But they snap back, mom-like, Have you even tried them?

They keep telling us how insects have a low carbon footprint. They taste like nuts, or chicken, or shrimp. You can cover them in chocolate or stir fry them. With the Brood X cicadas coming out, the Washington Post would like you to give them the popcorn shrimp treatment.

And when that doesn’t work, they say, “They eat them in Africa!” “They’re a delicacy in Asia!”

In the 1950s and 1960s, it was a cliché to tell kids they should clean their plates because there are “children starving in Africa.” Now, we’re told: “Fill your plate with grubs because that’s what they eat in Africa.” Maybe the Africans acquired a taste for them back when they were, I dunno, starving?

(By the way, what happened to concerns with “cultural appropriation”? I mean, we’re often told that it’s outrageous for white chefs to cook Korean food. Why is it suddenly okay for Westerners to appropriate the venerated cuisines of Mali?)

Not to go back to the Jewish well, but sometimes we’re even reminded that they’re kosher, as if that were the real sticking point.

But it’s true: According to the Torah, “Every flying insect that uses four legs for walking shall be avoided by you. The only flying insects with four walking legs that you may eat are those which have knees extending above their feet, [using these longer legs] to hop on the ground.”

Just to be clear, there’s only one kind of bug that fits this description: locusts. But, there’s good news, they come in four varieties: red, yellow, spotted gray, and white. It’s almost like God took a page from those nut-peddlers who thought Americans wouldn’t eat pistachios if they weren’t dyed red. Although, all things being equal, a red locust does sound more appetizing than a spotted gray one.

Regardless, the Torah goes on to say that “All other flying insects with four feet [for walking] must be avoided by you.”

To which I say, “That won’t be a problem.”

As best I can tell, from literally double-digit minutes of investigation, the quest to make us eat bugs began in the late 2000s (Here’s Time in 2008 with a photo essay on “Bug Cuisine.”). But the fad kicked into overdrive around 2013 when the U.N. came out with a big report on the pressing need to eat bugs. Not surprisingly, journalists and experts immediately started dancing to the U.N.’s tune. Here’s The Economist (of course):“Why eating more insects might be good for the planet and good for you.” Scientific American published a long article titled, “What’s stopping us from eating bugs?”

The simple answer: “I don’t want to. And you can’t make me.”

But it’s not obvious to me they won’t try. 

“Who is ‘they,’” you ask? 

Well, if you have to ask, there’s a good chance you’re one of “them.” 

I’ve written countless times about the differences between left and right. Thomas Sowell describes it as the difference between the unconstrained and constrained vision. Yuval Levin argues that the fault line is between those who see politics as the task of directing all of society toward a fixed destination and those who think the point of politics is to create zones of freedom for individuals and institutions to flourish. My own view, which is deeply influenced by and related to both, is that the left believes in what you might call the “unity of goodness” while the right is comfortable with contradictions and social distinctions that serve the common good. Whatever school you subscribe to, it’s worth emphasizing that these are broad generalizations. After all, the line between Locke and Rousseau runs through every human heart. 

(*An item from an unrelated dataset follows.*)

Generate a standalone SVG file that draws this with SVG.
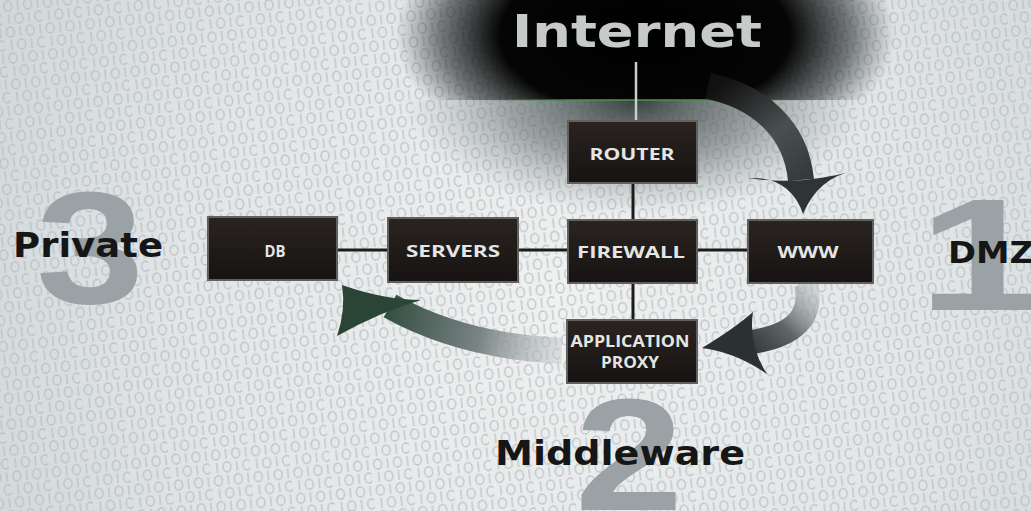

I know I said there’d be no punditry, but I didn’t say there’d be no political philosophy, and that’s where my typing is taking me.

I should say—even though it will come as no surprise to those who’ve been following me in recent years—that I think these distinctions are getting harder to make these days. The left is embracing a new kind of caste system that privileges some groups over others, and the right is embracing new kinds of social engineering and planning from above.

So for our purposes, I’ll just stick with “they” and “them.” “They” are the people who think they know how you should live better than you do. And I have no confidence that they will stop trying to get us to eat bugs. So long as it’s just moral hectoring and “actually, bugs are good for you” stuff, I can live with it. Free societies need people to exercise their right to be wrong, so long as they don’t impose their wrongness on others. To be fair to the right, I don’t think their new busy-bodies, social engineers, and scolds are going to be embracing mandatory bug-eating any time soon—even as they jettison the limiting first principles that would preclude compelled grub-grubbing. If you take some of the right-wing “common good” stuff seriously, there’s nothing there to prevent it if all of a sudden eating bugs to own the libs became a thing. As David French argues, common good is just right-wingese for “social justice.”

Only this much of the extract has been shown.